Router tables are not just all about fences, straight lines, infeed and outfeed areas. They also have significant potential when used with bearinged router bits (where the bearing on the bit effectively becomes the fence, but a fence that doesn’t have the restriction of following straight lines).
To safely use a bearinged router bit without a fence to guide your workpiece into the router bit, it really pays to have a starting pin, something to rest the workpiece against before rotating it into the router bit and against the bearing. This really reduces the possibility of a kickback. It is not critical, but sure makes the process a lot safer.
The other thing that helps safety a lot, is a chip guard (like safety glasses fitted directly to the tool), and dust extraction. Many router tables have dust extraction for the fence, but when that is removed for some freehand routing, so is the dust extraction.
Triton for example really had freehand routing worked out, with the central portion of the fence removable so it could be fitted directly to the table, continuing the dust extraction, chip guard, and providing a pivot point both for starting and finishing.
So what is there for other router tables? The answer is simple, and elegant. (If you can’t guess, I really like this solution). It is the Woodpeckers Freehand Router Guard, available in Australia from Professional Woodworkers Supplies. There are a number of ways of fitting it to your table, depending on your router table. So all this talk, what does it look like?
Now there is one thing about the name that I change. Instead of calling it a guard, I call it a guide. Sure, the dust extraction is important, and the clear plastic guard is nice, the starting and finishing guides are the best features.
Now onto my specific application. As I mentioned there are a number of different ways of fitting the Freehand Guard to the router table. I have added one more to the list. The MagJig.
If MagSwitch only ever produced one version of their product, it would have to be the MagJig – I love em, and I can’t seem to get enough – every time I get another couple, I find even more would be useful. Sure, they can be moved from jig to jig, and I do that too, but I also like the most commonly used jigs to have their own dedicated MagJigs.
So onto adapting the Freehand Router Guard so it can be affixed to ferrous topped router tables (such as cast iron router wings, Triton router tables etc).
The kit looks more complicated than it is – each set of screws is provided in its own bag, (certainly a completely different philosophy to the Ikea solution, where you get a single bag filled with a couple hundred different pieces of hardware you need!)
If you compare this shape to the original (red) one in the previous photo, you can get an idea of where I am heading. I’m not replacing the red component either (although I could) – the full guard is going to be added to the top of this new base.

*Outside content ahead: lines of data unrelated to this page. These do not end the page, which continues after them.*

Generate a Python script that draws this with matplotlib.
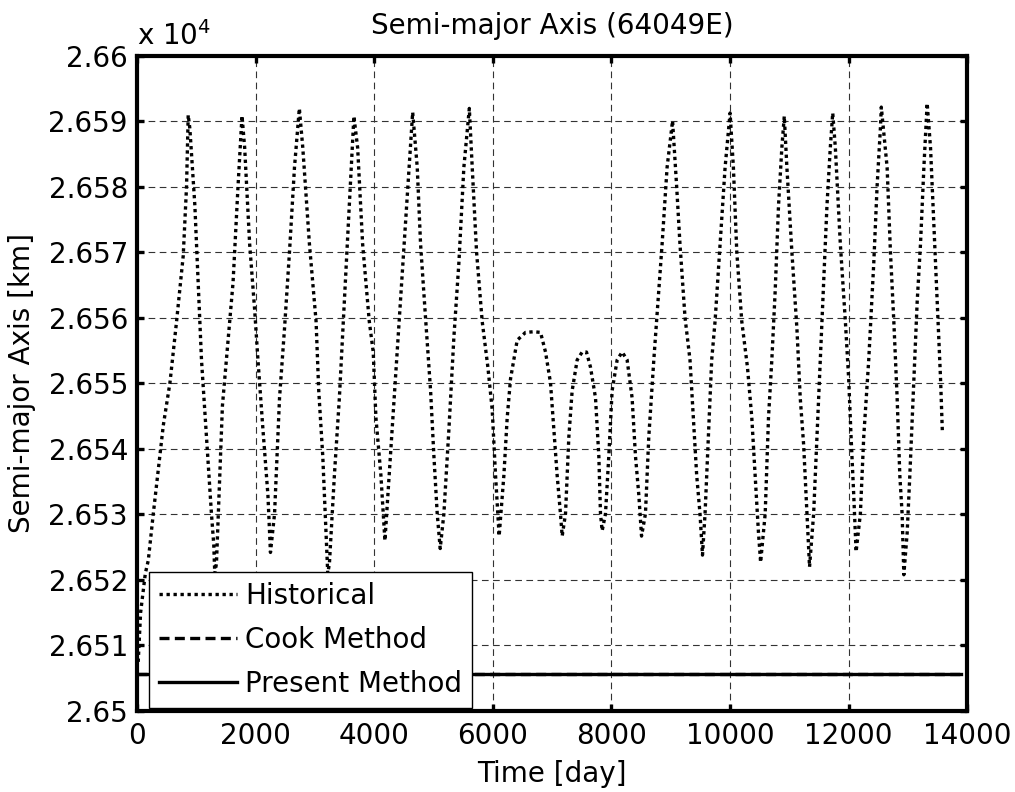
import matplotlib
matplotlib.use("Agg")
import matplotlib.pyplot as plt
from matplotlib.ticker import FuncFormatter

# historical semi-major axis (day, km)
hist_day = [20, 60, 140, 190, 274, 443, 555, 667, 779, 835, 863,
            891, 975, 1031, 1087, 1171, 1255, 1294, 1311,
            1339, 1395, 1440, 1507, 1619, 1703, 1770,
            1815, 1899, 1983, 2039, 2123, 2207, 2250,
            2319, 2403, 2487, 2571, 2655, 2737,
            2795, 2907, 3019, 3064, 3132, 3188, 3216,
            3244, 3328, 3412, 3496, 3580, 3657,
            3720, 3804, 3916, 3983, 4028, 4112, 4180,
            4252, 4336, 4420, 4504, 4588, 4648,
            4725, 4781, 4865, 4950, 5006, 5062, 5112,
            5174, 5259, 5343, 5427, 5511, 5603,
            5652, 5725, 5820, 5916, 5989, 6045, 6084, 6106,
            6186, 6242, 6298, 6410, 6551, 6691, 6804, 6888, 6972, 7028, 7084, 7140, 7169,
            7225, 7281, 7337, 7422, 7506, 7579, 7646, 7731, 7787, 7815, 7843,
            7899, 7955, 8011, 8096, 8180, 8264, 8348, 8405, 8461, 8507,
            8573, 8629, 8714, 8770, 8854, 8938, 9030,
            9099, 9155, 9240, 9324, 9380, 9437, 9493, 9535,
            9578, 9634, 9690, 9747, 9831, 9916, 10000,
            10056, 10113, 10197, 10293, 10366, 10423, 10479, 10515,
            10592, 10648, 10704, 10761, 10817, 10873, 10914,
            10958, 11042, 11127, 11183, 11240, 11296, 11340,
            11409, 11465, 11521, 11578, 11634, 11690, 11731,
            11775, 11859, 11944, 12000, 12040, 12085, 12125,
            12197, 12254, 12338, 12423, 12479, 12535, 12550,
            12648, 12704, 12761, 12817, 12862, 12901, 12930,
            12986, 13031, 13099, 13155, 13211, 13268, 13323,
            13380, 13437, 13493, 13549, 13580]
hist_km = [26507.5, 26515, 26521, 26523, 26530.1, 26543.6, 26550.1, 26559.5, 26569.5, 26580.1, 26591.0,
           26588.9, 26577.2, 26565.4, 26553.6, 26541.9, 26530.1, 26525.4, 26521.0,
           26522.5, 26536.0, 26546.6, 26553.6, 26565.4, 26580.1, 26590.9,
           26586.0, 26571.3, 26561.3, 26553.6, 26543.0, 26533.0, 26524.2,
           26530.1, 26547.8, 26558.4, 26570.1, 26583.0, 26592.0,
           26586.0, 26571.3, 26559.5, 26548.9, 26538.9, 26527.2, 26521.0,
           26522.5, 26536.0, 26547.8, 26562.5, 26577.2, 26590.8,
           26586.0, 26571.3, 26559.5, 26554.8, 26544.8, 26536.0, 26526.0,
           26536.0, 26547.8, 26559.5, 26571.3, 26583.0, 26591.4,
           26583.0, 26571.3, 26560.0, 26548.9, 26538.9, 26530.1, 26524.8,
           26530.1, 26543.0, 26557.1, 26568.4, 26583.0, 26592.0,
           26583.0, 26570.1, 26559.5, 26552.5, 26546.0, 26536.0, 26530.1, 26526.7,
           26536.0, 26544.8, 26550.7, 26556.6, 26557.8, 26557.9, 26557.8, 26554.8, 26550.1, 26543.0, 26536.0, 26530.1, 26526.7,
           26530.1, 26541.8, 26548.9, 26553.6, 26554.8, 26554.8, 26552.5, 26547.8, 26538.9, 26530.1, 26527.5,
           26530.1, 26538.9, 26548.9, 26553.6, 26554.8, 26553.6, 26547.8, 26538.9, 26533.0, 26526.7,
           26530.1, 26541.8, 26553.6, 26560.7, 26571.3, 26583.0, 26590.1,
           26580.1, 26571.3, 26560.1, 26553.6, 26544.8, 26536.0, 26530.1, 26523.8,
           26530.1, 26541.9, 26553.6, 26559.5, 26571.3, 26583.0, 26591.3,
           26583.0, 26570.1, 26559.5, 26552.5, 26544.8, 26536.0, 26527.2, 26522.7,
           26530.1, 26544.8, 26553.6, 26564.2, 26577.2, 26586.0, 26590.8,
           26583.0, 26570.1, 26558.4, 26547.8, 26540.7, 26530.1, 26522.0,
           26530.1, 26541.9, 26553.6, 26565.4, 26577.2, 26586.0, 26591.3,
           26586.0, 26571.3, 26559.5, 26550.7, 26541.9, 26533.0, 26524.3,
           26530.1, 26541.9, 26553.6, 26568.4, 26580.1, 26589.0, 26592.2,
           26583.0, 26570.1, 26559.5, 26547.8, 26536.0, 26530.1, 26520.8,
           26527.2, 26536.0, 26550.7, 26562.5, 26571.3, 26583.0, 26592.8,
           26586.0, 26574.2, 26562.5, 26550.7, 26542.5]

# predicted (constant) semi-major axis
pred_day = [0, 13900]
cook_km = [26505.6, 26505.6]
present_km = [26505.6, 26505.6]

scale = 1e4
fs = 20

fig = plt.figure(figsize=(10.15, 7.92), dpi=100)
ax = fig.add_axes([0.135, 0.1023, 0.818, 0.827])

ax.plot(hist_day, [v / scale for v in hist_km], color='black', lw=2.4,
        dashes=(1, 1.1), dash_capstyle='butt', label='Historical')
ax.plot(pred_day, [v / scale for v in cook_km], color='black', lw=2.4,
        dashes=(3, 1.6), label='Cook Method')
ax.plot(pred_day, [v / scale for v in present_km], color='black', lw=2.4,
        label='Present Method')

ax.set_xlim(0, 14000)
ax.set_ylim(2.65, 2.66)
ax.set_xticks(range(0, 14001, 2000))
ax.set_yticks([2.65 + 0.001 * i for i in range(11)])
ax.yaxis.set_major_formatter(FuncFormatter(lambda v, p: '%g' % round(v, 4)))

ax.grid(True, color='0.2', lw=0.8, dashes=(6, 4))
ax.tick_params(direction='in', length=5, width=2.4, top=True, right=True,
               labelsize=fs)
ax.tick_params(axis='y', pad=6.5)
ax.tick_params(axis='x', pad=8)
for s in ax.spines.values():
    s.set_linewidth(3)

ax.set_title('Semi-major Axis (64049E)', fontsize=fs, pad=16)
ax.set_xlabel('Time [day]', fontsize=fs, labelpad=7)
ax.set_ylabel('Semi-major Axis [km]', fontsize=fs, labelpad=9)
ax.text(0.0, 1.017, 'x 10$^4$', transform=ax.transAxes, fontsize=fs,
        ha='left', va='baseline')

leg = ax.legend(loc='lower left', bbox_to_anchor=(0.0145, 0.005), fontsize=fs,
                fancybox=False, framealpha=1, edgecolor='black',
                handlelength=2.8, borderpad=0.35, labelspacing=0.58,
                handletextpad=0.3, borderaxespad=0)
leg.get_frame().set_linewidth(1.0)

fig.savefig('out.png', dpi=100)
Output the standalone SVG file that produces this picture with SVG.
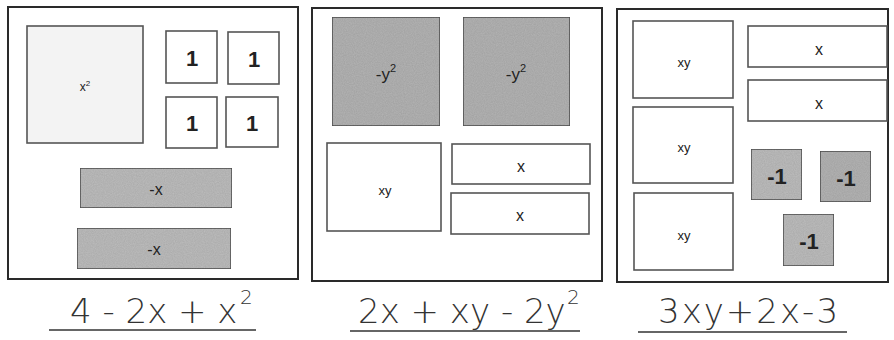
<svg xmlns="http://www.w3.org/2000/svg" width="894" height="340" viewBox="0 0 894 340">
<style>
.panel{fill:#fff;stroke:#2a2a2a;stroke-width:2}
.tile{stroke:#555;stroke-width:1.6}
.white{fill:#fff}
.light{fill:#f3f3f3}
.dark{fill:#b4b4b4}
.mid{fill:#bdbdbd}
.lbl{font-family:"Liberation Sans",Arial,sans-serif;fill:#222;text-anchor:middle;dominant-baseline:central}
.hand{font-family:"DejaVu Sans","Liberation Sans",sans-serif;font-weight:200;fill:#333;font-size:34px}
.sup{font-family:"DejaVu Sans","Liberation Sans",sans-serif;font-weight:200;fill:#333;font-size:20px}
.ul{stroke:#333;stroke-width:1.6}
</style>
<defs>
<filter id="grain" x="0" y="0" width="100%" height="100%">
<feTurbulence type="fractalNoise" baseFrequency="0.9" numOctaves="2" seed="3" result="n"/>
<feColorMatrix in="n" type="matrix" values="0 0 0 0 0  0 0 0 0 0  0 0 0 0 0  0 0 0 0.22 0" result="a"/>
<feComposite in="a" in2="SourceGraphic" operator="in" result="m"/>
<feMerge><feMergeNode in="SourceGraphic"/><feMergeNode in="m"/></feMerge>
</filter>
</defs>

<g id="panel1">
<rect class="panel" x="8" y="7" width="290" height="272"/>
<g id="p1-x2"><rect class="tile light" x="27" y="26" width="116" height="117"/><text class="lbl" x="85" y="87" font-size="12">x<tspan dy="-4" font-size="8">2</tspan></text></g>
<g id="p1-one1"><rect class="tile white" x="166" y="31" width="51" height="52"/><text class="lbl" x="192" y="58" font-size="22" font-weight="bold">1</text></g>
<g id="p1-one2"><rect class="tile white" x="228" y="32" width="51" height="52"/><text class="lbl" x="254" y="59" font-size="22" font-weight="bold">1</text></g>
<g id="p1-one3"><rect class="tile white" x="166" y="97" width="51" height="51"/><text class="lbl" x="192" y="123" font-size="22" font-weight="bold">1</text></g>
<g id="p1-one4"><rect class="tile white" x="226" y="97" width="52" height="50"/><text class="lbl" x="252" y="123" font-size="22" font-weight="bold">1</text></g>
<g id="p1-negx1"><rect class="tile mid" x="80" y="168" width="152" height="40" filter="url(#grain)"/><text class="lbl" x="156" y="189" font-size="16">-x</text></g>
<g id="p1-negx2"><rect class="tile mid" x="77" y="228" width="154" height="41" filter="url(#grain)"/><text class="lbl" x="154" y="249" font-size="16">-x</text></g>
<text class="hand" x="70" y="323">4 - 2x + x</text>
<text class="sup" x="240" y="304">2</text>
<line class="ul" x1="49" y1="330" x2="256" y2="330"/>
</g>

<g id="panel2">
<rect class="panel" x="312" y="8" width="290" height="273"/>
<g id="p2-negy2a"><rect class="tile dark" x="332" y="17" width="108" height="109" filter="url(#grain)"/><text class="lbl" x="386" y="74" font-size="17">-y<tspan dy="-6" font-size="11">2</tspan></text></g>
<g id="p2-negy2b"><rect class="tile dark" x="463" y="17" width="107" height="109" filter="url(#grain)"/><text class="lbl" x="516" y="74" font-size="17">-y<tspan dy="-6" font-size="11">2</tspan></text></g>
<g id="p2-xy"><rect class="tile white" x="327" y="143" width="114" height="88"/><text class="lbl" x="385" y="190" font-size="13">xy</text></g>
<g id="p2-x1"><rect class="tile white" x="452" y="144" width="138" height="40"/><text class="lbl" x="521" y="166" font-size="16">x</text></g>
<g id="p2-x2"><rect class="tile white" x="451" y="193" width="138" height="41"/><text class="lbl" x="520" y="215" font-size="16">x</text></g>
<text class="hand" x="358" y="323">2x + xy - 2y</text>
<text class="sup" x="567" y="304">2</text>
<line class="ul" x1="350" y1="331" x2="580" y2="331"/>
</g>

<g id="panel3">
<rect class="panel" x="617" y="9" width="271" height="273"/>
<g id="p3-xy1"><rect class="tile white" x="633" y="21" width="100" height="77"/><text class="lbl" x="684" y="62" font-size="13">xy</text></g>
<g id="p3-xy2"><rect class="tile white" x="633" y="107" width="100" height="76"/><text class="lbl" x="684" y="147" font-size="13">xy</text></g>
<g id="p3-xy3"><rect class="tile white" x="634" y="193" width="99" height="77"/><text class="lbl" x="684" y="235" font-size="13">xy</text></g>
<g id="p3-x1"><rect class="tile white" x="748" y="26" width="139" height="41"/><text class="lbl" x="819" y="49" font-size="16">x</text></g>
<g id="p3-x2"><rect class="tile white" x="748" y="80" width="139" height="41"/><text class="lbl" x="819" y="103" font-size="16">x</text></g>
<g id="p3-neg1a"><rect class="tile mid" x="751" y="149" width="51" height="51" filter="url(#grain)"/><text class="lbl" x="777" y="176" font-size="22" font-weight="bold">-1</text></g>
<g id="p3-neg1b"><rect class="tile dark" x="820" y="151" width="51" height="51" filter="url(#grain)"/><text class="lbl" x="846" y="178" font-size="22" font-weight="bold">-1</text></g>
<g id="p3-neg1c"><rect class="tile mid" x="783" y="214" width="51" height="52" filter="url(#grain)"/><text class="lbl" x="809" y="241" font-size="22" font-weight="bold">-1</text></g>
<text class="hand" x="658" y="323" font-size="36" letter-spacing="2">3xy+2x-3</text>
<line class="ul" x1="638" y1="332" x2="847" y2="332"/>
</g>
</svg>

It is my Mickey Mouse solution, and I’m not sure if that is the look, or the quality of my solution – time will tell I guess. I wanted the MagJigs to be located out quite wide, and also away from the actual contact points of the Guard. As they say – location, location, location.
I have roughly cut out the shape on the bandsaw, and next, will use a template copying bit to duplicate the original component onto the hardwood (with the added mouse-ears of course!)
After assemblying the Freehand Guard, I used one of the mounting solutions provided (2 long bolts), to attach my mouse ears. These are countersunk from underneath. The benefit of this, is the Freehand Guard itself is fully self-contained, and I can easily remove it if I ever decide to. It is held on by the two knobs seen, so removing it is simplicity. One of the benefits of the MagJig solution is I can position the guard exactly where I want, and am not constrained by the location of holes in the router table.
Here you can see the pattern (or template) copying bit about to get the new base to match the base of the Guard. I started with the bit seen here, but as mentioned recently abandoned it because of its scary ability to grab pretty much any bit of timber that comes anywhere near it, rather than cut it. When I changed to my old Triton bearinged straight cutter, I had no problem what-so-ever.
After adding the new base, and using a 40mm forstner bit to cut a couple of holes for the MagJigs, here is the completed solution.
Final shot is the Freehand Router Guard with MagJig upgrade fitted, ready for use. The fact this jig can be added and removed with a quick 1/2 twist of the two MagJigs makes it so easy to fit and use.
The Freehand Router Guard was sourced from Professional Woodworkers Supplies. They are only about $50 too. Cool stuff.